In 1977, Congress passed the Foreign Corrupt Practices Act, 15 U.S.C. §§ 78dd-1 et seq. (“FCPA”), making it unlawful to make payments to foreign government officials to get or keep business. The Securities Exchange Commission (SEC) and the Department of Justice are jointly responsible for enforcing the statute. Two types of companies are subject to the FCPA: those with formal ties to the United States, such as registration with the SEC., and those who take actions the FCPA prohibits in the United States. The FCPA imposes specific accounting requirements on companies with securities listed in the United States. This is to meet certain accounting standards intended to ensure that transactions that could be considered bribes to foreign officials are properly recorded. Of course, the primary thrust of the statute was to make such bribery illegal.

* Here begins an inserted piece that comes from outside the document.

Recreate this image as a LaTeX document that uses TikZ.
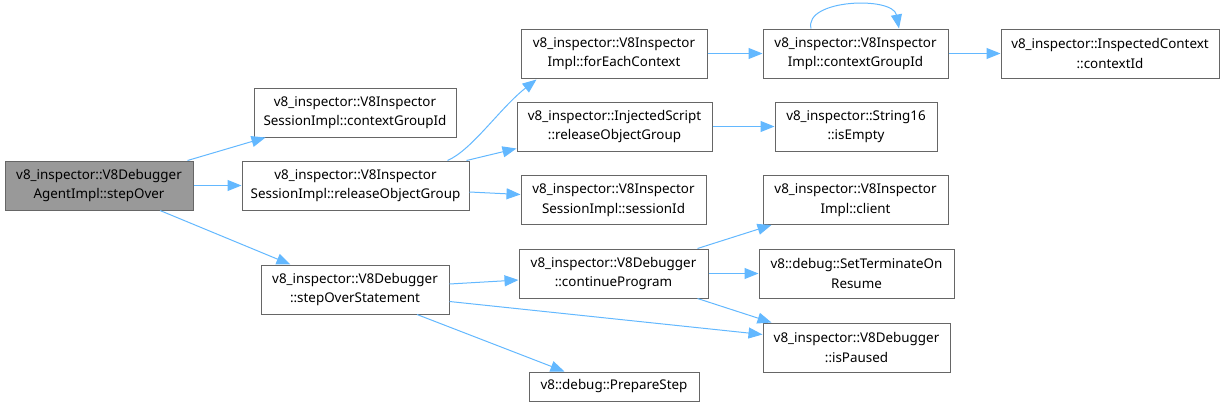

There are five elements, or components, that make up a violation of the FCPA’s anti-bribery prohibition:
1) There must be a payment, offer to pay, authorization to pay, or promise to pay money or anything of value,
2) to a foreign government official or to someone whom the briber knows will pass it on to such an official,
3) with a corrupt motive,
4) to induce that official to do or fail to do some action in violation of the official’s lawful duty or to use their influence to influence an official decision or to secure an improper advantage otherwise, and
5) to get or keep business.
Notably, only payments to actual foreign officials, or payments intended to be passed on to such an official, are forbidden by the FCPA. It does not speak to what is often referred to as commercial bribery, where payments are made by a business to someone at another business to secure some sort of advantage.